Pema Sherpa atop the Mt Everest with the banner of RC Darjeeling.
When Jamling Norgay said, “It was like touching my father’s soul. I felt at home being on the Himalayas. I belong there,” it gave me goosebumps.
And more so, when he added that he helped in getting the Rotary flag atop the Everest, in not one, but two sites — one on the Nepal side and another on the Tibetan side.
Jamling Norgay is the son of legendary mountaineer Tenzing Norgay who, along with Sir Edmund Hilary, was the first to summit the mighty Mt Everest, in 1953. Jamling Norgay, himself an ace mountaineer, is member of RC Darjeeling, D 3240.
When he knew that his cousins Pema and Pemba Ongchuk Sherpa were planning an expedition to the Everest, “I suggested to my President Mukesh Singh Adhupia to have our club banner hoisted up there. The entire team was excited about the idea.”
Adhupia handed over two banners to Norgay, who in turn gave one to Pema Sherpa making the ascent from the Tibetan side. Norgay journeyed up to the Everest Base Camp on the Himalayas and handed over the other banner to his other cousin Pemba ascending from the Nepal side.
Both banners were hoisted successfully in May 2016 within a gap of six days. “The climb itself is highly risky, but for us Sherpas, the mountain is our god. There was much celebrations in our club,” recalled a beaming Norgay.
A teenager’s adventure
On June 19, 2017, Kanwar Udey Singh Pannu, son of D 3090 DG Bagh Singh Pannu, hoisted his school flag and Rotary theme up on the Norbu peak at 17,106 ft. Kanwar is an aspiring boxer and student of Yadavindra Public School, Patiala.
“I’m proud of my son’s achievement.
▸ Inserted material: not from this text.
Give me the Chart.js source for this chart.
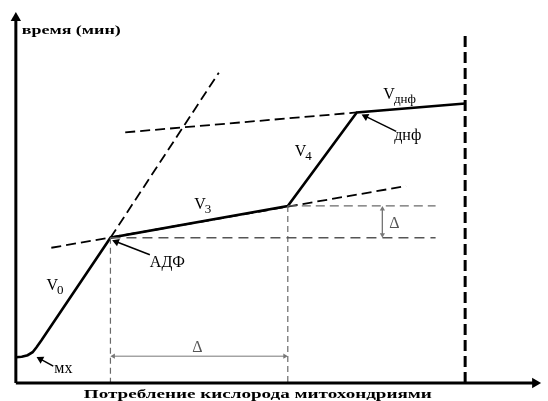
<!DOCTYPE html>
<html>
<head>
<meta charset="utf-8">
<script src="https://cdn.jsdelivr.net/npm/chart.js@4.4.1/dist/chart.umd.min.js"></script>
<style>
    html, body { margin: 0; padding: 0; background: #fff; }
    #wrap { width: 548px; height: 401px; position: relative; }
</style>
</head>
<body>
<div id="wrap"><canvas id="chart"></canvas></div>
<script>
'use strict'

// x: потребление кислорода, y: время (условные единицы)
const mxCurve = [[0, 2.6], [0.6, 2.65], [1.2, 2.8], [1.7, 3.1], [2.1, 3.6], [2.6, 4.3]];
const tracePoints = [[9.6, 14.6], [27.6, 17.8], [34.6, 27.2], [45.6, 28.1]];
const extV0 = [[9.6, 14.6], [20.6, 31.2]];
const extV3 = [[3.6, 13.6], [39.6, 19.8]];
const extDnf = [[11.1, 25.2], [34.6, 27.2]];
const endLine = [[45.6, 0], [45.6, 35.1]];
const levelLow = [[9.6, 14.6], [42.6, 14.6]];
const levelHigh = [[27.6, 17.8], [42.6, 17.8]];
const dropAdf = [[9.6, 14.6], [9.6, 0]];
const dropV4 = [[27.6, 17.8], [27.6, 0]];
const deltaX = [[9.9, 2.7], [27.3, 2.7]];
const deltaY = [[37.2, 17.5], [37.2, 14.9]];
const pointerAdf = [[13.6, 12.9], [10.2, 14.2]];
const pointerDnf = [[38.6, 25.3], [35.5, 26.8]];
const pointerMx = [[3.8, 1.7], [2.5, 2.4]];
const axisX = [[0, 0], [52.7, 0]];
const axisY = [[0, 0], [0, 36.7]];

const notes = [
    {text: 'V', sub: '0', x: 3.1, y: 9.4},
    {text: 'V', sub: '3', x: 18.1, y: 17.5},
    {text: 'V', sub: '4', x: 28.3, y: 22.8},
    {text: 'V', sub: 'днф', x: 37.3, y: 28.6},
    {text: 'днф', x: 38.4, y: 24.4},
    {text: 'АДФ', x: 13.6, y: 11.7},
    {text: 'мх', x: 3.9, y: 1.0},
    {text: 'Δ', x: 17.9, y: 3.1, color: '#555'},
    {text: 'Δ', x: 37.9, y: 15.6, color: '#555'}
];
const titles = [
    {text: 'время (мин)', x: 0.6, y: 35.1, w: 99},
    {text: 'Потребление кислорода митохондриями', x: 6.9, y: -1.5, w: 348}
];

const toXY = arr => arr.map(p => ({x: p[0], y: p[1]}));

function headAngle(ctx) {
    const data = ctx.dataset.data, i = ctx.dataIndex;
    const j = i === 0 ? 1 : i - 1;
    const sx = ctx.chart.scales.x, sy = ctx.chart.scales.y;
    const dx = sx.getPixelForValue(data[i].x) - sx.getPixelForValue(data[j].x);
    const dy = sy.getPixelForValue(data[i].y) - sy.getPixelForValue(data[j].y);
    return Math.atan2(dx, -dy) * 180 / Math.PI;
}

function seg(points, style) {
    return Object.assign({
        data: toXY(points),
        showLine: true,
        borderColor: '#000',
        backgroundColor: '#000',
        borderWidth: 2,
        pointRadius: 0,
        tension: 0,
        clip: false
    }, style);
}

const dashBlack = {borderWidth: 1.8, borderDash: [10, 5]};
const dashGrey = {borderColor: '#6a6a6a', borderWidth: 1.2, borderDash: [9, 5]};
const withHeads = (r, ends, color) => ({
    pointRadius: ends.map(e => e ? r : 0),
    pointStyle: 'triangle',
    rotation: headAngle,
    pointBackgroundColor: color,
    pointBorderColor: color,
    pointBorderWidth: 0
});

const datasets = [
    seg(axisX, Object.assign({borderWidth: 3}, withHeads(6, [false, true], '#000'))),
    seg(axisY, Object.assign({borderWidth: 3}, withHeads(6, [false, true], '#000'))),
    seg(levelLow, {borderColor: '#555', borderWidth: 1.4, borderDash: [10, 6]}),
    seg(levelHigh, dashGrey),
    seg(dropAdf, {borderColor: '#6a6a6a', borderWidth: 1.2, borderDash: [6, 4]}),
    seg(dropV4, {borderColor: '#6a6a6a', borderWidth: 1.2, borderDash: [6, 4]}),
    seg(deltaX, Object.assign({borderColor: '#777', borderWidth: 1}, withHeads(3, [true, true], '#777'))),
    seg(deltaY, Object.assign({borderColor: '#777', borderWidth: 1}, withHeads(3, [true, true], '#777'))),
    seg(extV0, dashBlack),
    seg(extV3, dashBlack),
    seg(extDnf, dashBlack),
    seg(endLine, {borderWidth: 3, borderDash: [11, 5]}),
    seg(mxCurve.concat(tracePoints), {borderWidth: 2.6}),
    seg(pointerAdf, Object.assign({borderWidth: 1.5}, withHeads(4.5, [false, true], '#000'))),
    seg(pointerDnf, Object.assign({borderWidth: 1.5}, withHeads(4.5, [false, true], '#000'))),
    seg(pointerMx, Object.assign({borderWidth: 1.5}, withHeads(4.5, [false, true], '#000')))
];

const notesPlugin = {
    id: 'notes',
    afterDatasetsDraw(chart) {
        const {ctx, scales: {x, y}} = chart;
        ctx.save();
        ctx.textBaseline = 'alphabetic';
        ctx.textAlign = 'left';
        notes.forEach(n => {
            const px = x.getPixelForValue(n.x), py = y.getPixelForValue(n.y);
            ctx.fillStyle = n.color || '#000';
            ctx.font = '16px "Liberation Serif"';
            ctx.fillText(n.text, px, py);
            if (n.sub) {
                const w = ctx.measureText(n.text).width;
                ctx.font = '13px "Liberation Serif"';
                ctx.fillText(n.sub, px + w - 1, py + 4);
            }
        });
        ctx.fillStyle = '#000';
        ctx.font = 'bold 13px "Liberation Serif"';
        titles.forEach(t => {
            const px = x.getPixelForValue(t.x), py = y.getPixelForValue(t.y);
            const k = t.w / ctx.measureText(t.text).width;
            ctx.save();
            ctx.translate(px, py);
            ctx.scale(k, 1);
            ctx.fillText(t.text, 0, 0);
            ctx.restore();
        });
        ctx.restore();
    }
};

new Chart(document.getElementById('chart'), {
    type: 'scatter',
    data: {datasets},
    options: {
        responsive: true,
        maintainAspectRatio: false,
        animation: false,
        events: [],
        layout: {padding: {left: 4, top: 4, right: 0, bottom: 10}},
        scales: {
            x: {display: false, min: -1, max: 53.4},
            y: {display: false, min: -0.8, max: 37.9}
        },
        plugins: {legend: {display: false}, tooltip: {enabled: false}}
    },
    plugins: [notesPlugin]
});
</script>
</body>
</html>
It was his maiden attempt; the credit goes to his school which helped him explore his full potential,” says DG Pannu.
All the way from Holland
Rtn Olivier Vriesendorp of North Holland crowned his accomplishment of scaling the world’s seven highest mountains by reaching the Everest summit in June where he unfolded the wind flag of ‘100 years of Rotary Foundation.’ He likens his feat to the satisfaction that Rotarians experience while ‘Doing good in the World’ through TRF.
“Rotarian Olivier Vriesendorp holds The Rotary Foundation’s Centennial banner atop Mt. Everest to celebrate Rotarians doing good in the world,” tweeted RI General Secretary John Hewko.